## Written problem
For the data below, transcribe the part that opens with the line containing "Emit a Python" and closes with the line containing "0.50, 0.50, 0.60]", exactly and with no pictures.

Records with drawing code
= = = = =
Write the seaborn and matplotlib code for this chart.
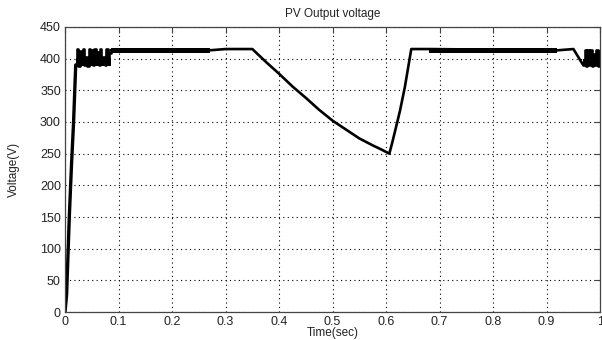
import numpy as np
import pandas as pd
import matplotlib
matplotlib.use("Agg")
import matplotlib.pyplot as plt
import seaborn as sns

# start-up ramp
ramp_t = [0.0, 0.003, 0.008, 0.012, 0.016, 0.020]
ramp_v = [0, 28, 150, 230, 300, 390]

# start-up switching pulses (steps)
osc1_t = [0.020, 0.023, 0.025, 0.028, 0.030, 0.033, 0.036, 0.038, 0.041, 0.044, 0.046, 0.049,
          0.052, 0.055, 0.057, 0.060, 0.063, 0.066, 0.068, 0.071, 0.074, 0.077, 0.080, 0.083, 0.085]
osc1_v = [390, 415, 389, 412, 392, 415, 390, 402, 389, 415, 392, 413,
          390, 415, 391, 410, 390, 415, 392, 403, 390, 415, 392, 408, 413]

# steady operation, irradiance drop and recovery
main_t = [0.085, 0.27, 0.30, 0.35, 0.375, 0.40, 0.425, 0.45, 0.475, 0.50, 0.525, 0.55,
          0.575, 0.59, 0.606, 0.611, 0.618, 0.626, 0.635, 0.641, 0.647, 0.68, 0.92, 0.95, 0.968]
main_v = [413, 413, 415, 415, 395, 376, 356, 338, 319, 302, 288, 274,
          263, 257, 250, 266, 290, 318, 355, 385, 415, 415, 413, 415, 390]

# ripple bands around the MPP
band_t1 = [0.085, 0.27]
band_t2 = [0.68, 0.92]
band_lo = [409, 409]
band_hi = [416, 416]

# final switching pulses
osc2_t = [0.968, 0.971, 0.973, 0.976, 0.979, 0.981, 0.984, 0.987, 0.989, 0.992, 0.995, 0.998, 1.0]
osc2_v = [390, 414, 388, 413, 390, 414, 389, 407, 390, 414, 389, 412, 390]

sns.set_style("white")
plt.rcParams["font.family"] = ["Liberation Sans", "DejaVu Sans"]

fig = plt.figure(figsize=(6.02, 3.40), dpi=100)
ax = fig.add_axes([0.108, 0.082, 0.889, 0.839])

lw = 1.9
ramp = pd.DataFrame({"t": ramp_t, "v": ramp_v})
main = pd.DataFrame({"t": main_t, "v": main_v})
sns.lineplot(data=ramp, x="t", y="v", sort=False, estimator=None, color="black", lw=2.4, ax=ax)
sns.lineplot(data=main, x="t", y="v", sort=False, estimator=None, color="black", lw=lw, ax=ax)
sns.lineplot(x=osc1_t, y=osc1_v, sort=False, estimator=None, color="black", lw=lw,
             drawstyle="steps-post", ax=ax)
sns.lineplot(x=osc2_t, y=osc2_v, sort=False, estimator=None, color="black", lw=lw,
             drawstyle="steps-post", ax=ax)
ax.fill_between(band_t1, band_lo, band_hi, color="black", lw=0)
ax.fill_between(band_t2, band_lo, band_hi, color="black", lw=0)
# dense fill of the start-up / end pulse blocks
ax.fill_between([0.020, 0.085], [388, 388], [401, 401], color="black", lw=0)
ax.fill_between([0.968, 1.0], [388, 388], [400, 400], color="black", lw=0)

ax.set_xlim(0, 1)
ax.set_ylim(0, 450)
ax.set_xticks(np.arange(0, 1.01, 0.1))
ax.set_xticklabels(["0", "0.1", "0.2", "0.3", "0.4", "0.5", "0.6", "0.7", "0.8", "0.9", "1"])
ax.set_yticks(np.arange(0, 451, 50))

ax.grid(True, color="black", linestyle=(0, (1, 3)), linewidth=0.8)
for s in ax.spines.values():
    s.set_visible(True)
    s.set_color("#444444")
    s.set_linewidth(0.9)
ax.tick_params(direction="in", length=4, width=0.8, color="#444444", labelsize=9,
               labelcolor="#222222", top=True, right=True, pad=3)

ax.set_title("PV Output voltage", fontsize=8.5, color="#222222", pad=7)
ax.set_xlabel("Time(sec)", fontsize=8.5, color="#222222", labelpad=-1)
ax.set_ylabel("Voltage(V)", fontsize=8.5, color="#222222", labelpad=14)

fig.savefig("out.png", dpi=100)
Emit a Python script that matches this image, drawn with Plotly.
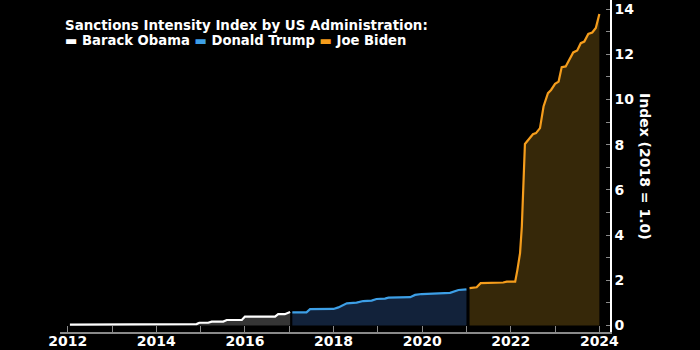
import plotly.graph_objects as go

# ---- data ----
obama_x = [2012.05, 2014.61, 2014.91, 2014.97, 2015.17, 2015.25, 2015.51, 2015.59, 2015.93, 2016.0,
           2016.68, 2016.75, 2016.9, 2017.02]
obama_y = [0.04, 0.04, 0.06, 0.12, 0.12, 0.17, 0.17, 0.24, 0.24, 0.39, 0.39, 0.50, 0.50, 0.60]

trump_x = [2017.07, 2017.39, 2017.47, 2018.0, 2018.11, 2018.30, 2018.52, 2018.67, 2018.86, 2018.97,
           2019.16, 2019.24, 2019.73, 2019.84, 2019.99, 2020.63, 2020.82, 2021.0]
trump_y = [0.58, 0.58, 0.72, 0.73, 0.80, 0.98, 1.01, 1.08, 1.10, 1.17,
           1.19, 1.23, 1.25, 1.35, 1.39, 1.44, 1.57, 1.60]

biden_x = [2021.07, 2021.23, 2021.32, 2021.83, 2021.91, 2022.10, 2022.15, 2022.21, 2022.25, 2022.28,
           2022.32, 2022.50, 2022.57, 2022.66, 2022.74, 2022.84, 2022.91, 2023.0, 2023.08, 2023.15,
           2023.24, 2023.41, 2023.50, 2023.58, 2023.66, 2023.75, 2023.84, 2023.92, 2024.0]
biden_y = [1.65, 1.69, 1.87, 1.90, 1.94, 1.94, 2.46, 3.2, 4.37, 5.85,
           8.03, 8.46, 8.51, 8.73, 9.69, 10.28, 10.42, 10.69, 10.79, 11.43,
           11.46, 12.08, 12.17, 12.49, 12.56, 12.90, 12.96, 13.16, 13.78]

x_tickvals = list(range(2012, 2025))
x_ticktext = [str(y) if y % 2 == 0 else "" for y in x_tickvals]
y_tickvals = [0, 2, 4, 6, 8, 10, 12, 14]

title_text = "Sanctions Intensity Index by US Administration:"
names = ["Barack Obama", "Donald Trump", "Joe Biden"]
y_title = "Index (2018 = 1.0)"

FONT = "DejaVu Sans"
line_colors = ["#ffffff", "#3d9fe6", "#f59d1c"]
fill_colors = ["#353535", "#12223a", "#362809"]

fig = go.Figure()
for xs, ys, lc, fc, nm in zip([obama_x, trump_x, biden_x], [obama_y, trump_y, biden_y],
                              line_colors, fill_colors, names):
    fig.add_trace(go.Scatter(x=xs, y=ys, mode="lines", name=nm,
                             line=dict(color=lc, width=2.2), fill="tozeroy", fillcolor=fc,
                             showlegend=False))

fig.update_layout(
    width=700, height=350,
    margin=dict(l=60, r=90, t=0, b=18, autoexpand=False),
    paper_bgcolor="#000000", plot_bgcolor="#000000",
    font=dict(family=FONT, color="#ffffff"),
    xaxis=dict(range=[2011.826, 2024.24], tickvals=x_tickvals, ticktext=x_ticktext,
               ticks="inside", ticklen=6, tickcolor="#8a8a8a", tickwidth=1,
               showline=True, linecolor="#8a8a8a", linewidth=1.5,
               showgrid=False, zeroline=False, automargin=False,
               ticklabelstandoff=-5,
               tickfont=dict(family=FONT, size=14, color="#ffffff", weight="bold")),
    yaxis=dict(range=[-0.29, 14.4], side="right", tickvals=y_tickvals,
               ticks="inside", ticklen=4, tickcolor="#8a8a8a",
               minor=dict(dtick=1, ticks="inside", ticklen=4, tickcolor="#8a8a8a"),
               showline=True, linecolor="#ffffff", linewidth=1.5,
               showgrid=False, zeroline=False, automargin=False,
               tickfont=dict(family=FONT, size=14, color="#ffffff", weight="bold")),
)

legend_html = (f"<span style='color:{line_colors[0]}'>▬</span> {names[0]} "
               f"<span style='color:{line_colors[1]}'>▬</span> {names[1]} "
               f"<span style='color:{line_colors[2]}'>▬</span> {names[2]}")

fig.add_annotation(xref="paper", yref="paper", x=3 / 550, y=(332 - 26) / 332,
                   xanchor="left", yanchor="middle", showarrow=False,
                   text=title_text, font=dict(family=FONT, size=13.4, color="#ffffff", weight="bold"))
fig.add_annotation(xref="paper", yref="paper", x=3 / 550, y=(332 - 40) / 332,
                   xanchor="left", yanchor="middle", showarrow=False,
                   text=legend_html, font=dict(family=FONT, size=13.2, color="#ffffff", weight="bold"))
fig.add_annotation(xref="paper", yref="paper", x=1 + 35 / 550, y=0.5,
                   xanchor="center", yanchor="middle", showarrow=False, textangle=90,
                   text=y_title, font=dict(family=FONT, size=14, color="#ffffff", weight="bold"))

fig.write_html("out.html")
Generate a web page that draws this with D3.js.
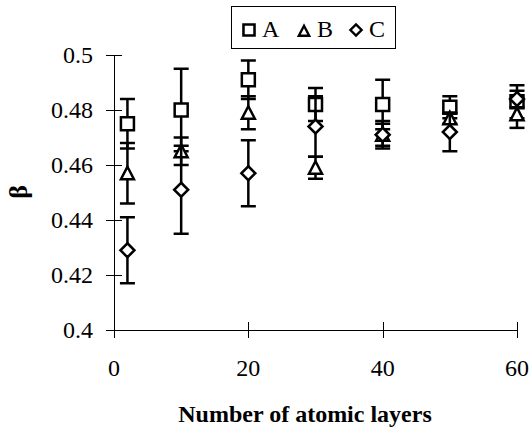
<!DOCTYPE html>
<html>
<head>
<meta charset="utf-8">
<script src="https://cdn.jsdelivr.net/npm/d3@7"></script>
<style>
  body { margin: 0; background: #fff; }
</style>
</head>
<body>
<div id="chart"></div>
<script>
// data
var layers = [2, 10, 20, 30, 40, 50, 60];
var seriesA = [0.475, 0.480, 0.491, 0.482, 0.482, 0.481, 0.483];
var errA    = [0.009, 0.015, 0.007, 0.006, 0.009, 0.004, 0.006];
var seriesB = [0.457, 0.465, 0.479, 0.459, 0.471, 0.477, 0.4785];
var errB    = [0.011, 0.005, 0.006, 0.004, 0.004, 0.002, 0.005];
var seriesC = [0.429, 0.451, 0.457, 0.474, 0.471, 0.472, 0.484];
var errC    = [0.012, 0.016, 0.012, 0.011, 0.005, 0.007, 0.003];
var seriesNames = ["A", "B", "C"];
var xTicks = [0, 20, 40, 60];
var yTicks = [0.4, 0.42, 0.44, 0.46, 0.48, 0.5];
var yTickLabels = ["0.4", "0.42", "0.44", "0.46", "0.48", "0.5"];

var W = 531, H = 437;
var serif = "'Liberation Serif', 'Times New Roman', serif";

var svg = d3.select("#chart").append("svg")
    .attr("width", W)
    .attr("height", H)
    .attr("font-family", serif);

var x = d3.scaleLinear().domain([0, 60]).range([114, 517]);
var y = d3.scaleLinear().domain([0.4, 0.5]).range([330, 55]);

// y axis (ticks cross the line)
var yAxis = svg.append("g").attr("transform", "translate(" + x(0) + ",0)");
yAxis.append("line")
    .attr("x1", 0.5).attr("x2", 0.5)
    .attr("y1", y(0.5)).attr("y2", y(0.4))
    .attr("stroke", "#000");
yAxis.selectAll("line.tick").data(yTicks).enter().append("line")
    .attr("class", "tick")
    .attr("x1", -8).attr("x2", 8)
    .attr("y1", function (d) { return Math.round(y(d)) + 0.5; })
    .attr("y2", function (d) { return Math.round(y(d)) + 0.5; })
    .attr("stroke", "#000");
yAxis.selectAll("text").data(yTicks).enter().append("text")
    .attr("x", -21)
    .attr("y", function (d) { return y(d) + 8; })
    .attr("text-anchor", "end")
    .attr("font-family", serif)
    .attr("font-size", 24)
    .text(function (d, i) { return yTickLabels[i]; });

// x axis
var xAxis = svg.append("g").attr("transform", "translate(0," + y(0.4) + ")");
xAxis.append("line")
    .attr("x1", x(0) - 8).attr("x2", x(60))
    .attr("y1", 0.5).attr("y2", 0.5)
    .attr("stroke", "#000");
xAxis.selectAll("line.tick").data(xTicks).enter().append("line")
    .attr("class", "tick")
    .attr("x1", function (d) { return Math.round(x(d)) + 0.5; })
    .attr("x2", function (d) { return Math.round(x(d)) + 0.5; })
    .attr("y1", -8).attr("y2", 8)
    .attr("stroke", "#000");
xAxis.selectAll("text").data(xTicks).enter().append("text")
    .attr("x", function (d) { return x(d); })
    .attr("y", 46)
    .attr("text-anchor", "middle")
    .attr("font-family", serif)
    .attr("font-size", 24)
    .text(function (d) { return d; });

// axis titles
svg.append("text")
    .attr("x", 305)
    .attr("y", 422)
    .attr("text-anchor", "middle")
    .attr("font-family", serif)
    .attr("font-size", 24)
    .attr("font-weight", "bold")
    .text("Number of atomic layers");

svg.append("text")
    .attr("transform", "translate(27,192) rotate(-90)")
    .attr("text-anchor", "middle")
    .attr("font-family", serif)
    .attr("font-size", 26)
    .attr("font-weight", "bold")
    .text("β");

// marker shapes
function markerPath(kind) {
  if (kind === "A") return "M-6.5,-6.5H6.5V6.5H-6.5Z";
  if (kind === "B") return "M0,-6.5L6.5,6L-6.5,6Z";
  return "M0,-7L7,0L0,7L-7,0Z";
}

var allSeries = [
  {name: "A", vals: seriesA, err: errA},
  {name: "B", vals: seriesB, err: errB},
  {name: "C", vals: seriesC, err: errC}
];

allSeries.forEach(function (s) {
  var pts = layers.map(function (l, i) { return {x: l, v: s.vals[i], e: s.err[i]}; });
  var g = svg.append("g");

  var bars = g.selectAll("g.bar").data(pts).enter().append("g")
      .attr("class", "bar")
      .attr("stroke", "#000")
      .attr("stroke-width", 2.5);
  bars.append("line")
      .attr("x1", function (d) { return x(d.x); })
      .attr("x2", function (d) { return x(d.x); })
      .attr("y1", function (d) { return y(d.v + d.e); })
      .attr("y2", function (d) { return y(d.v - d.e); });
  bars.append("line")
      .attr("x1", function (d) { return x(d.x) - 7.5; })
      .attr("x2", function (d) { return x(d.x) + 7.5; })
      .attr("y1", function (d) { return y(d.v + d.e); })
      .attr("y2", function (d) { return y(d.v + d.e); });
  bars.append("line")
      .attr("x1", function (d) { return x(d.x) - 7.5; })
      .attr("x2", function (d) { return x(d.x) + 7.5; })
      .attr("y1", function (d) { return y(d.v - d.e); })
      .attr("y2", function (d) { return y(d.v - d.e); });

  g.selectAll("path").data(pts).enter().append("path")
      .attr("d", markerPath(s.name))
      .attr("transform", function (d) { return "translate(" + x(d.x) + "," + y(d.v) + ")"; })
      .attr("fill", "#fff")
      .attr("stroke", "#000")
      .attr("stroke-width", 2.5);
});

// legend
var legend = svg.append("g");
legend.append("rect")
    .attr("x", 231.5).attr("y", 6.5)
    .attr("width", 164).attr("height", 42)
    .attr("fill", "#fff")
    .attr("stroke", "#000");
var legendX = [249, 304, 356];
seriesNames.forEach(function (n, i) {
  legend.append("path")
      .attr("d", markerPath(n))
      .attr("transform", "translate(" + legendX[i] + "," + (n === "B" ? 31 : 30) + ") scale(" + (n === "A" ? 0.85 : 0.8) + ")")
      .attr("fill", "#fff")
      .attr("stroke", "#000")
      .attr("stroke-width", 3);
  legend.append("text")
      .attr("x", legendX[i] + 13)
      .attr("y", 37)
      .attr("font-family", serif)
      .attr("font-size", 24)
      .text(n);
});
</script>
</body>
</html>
= = = = =
## Solution to the exercise
Emit a Python script that matches this image, drawn with Plotly.
import plotly.graph_objects as go

# ---- data ----
obama_x = [2012.05, 2014.61, 2014.91, 2014.97, 2015.17, 2015.25, 2015.51, 2015.59, 2015.93, 2016.0,
           2016.68, 2016.75, 2016.9, 2017.02]
obama_y = [0.04, 0.04, 0.06, 0.12, 0.12, 0.17, 0.17, 0.24, 0.24, 0.39, 0.39, 0.50, 0.50, 0.60]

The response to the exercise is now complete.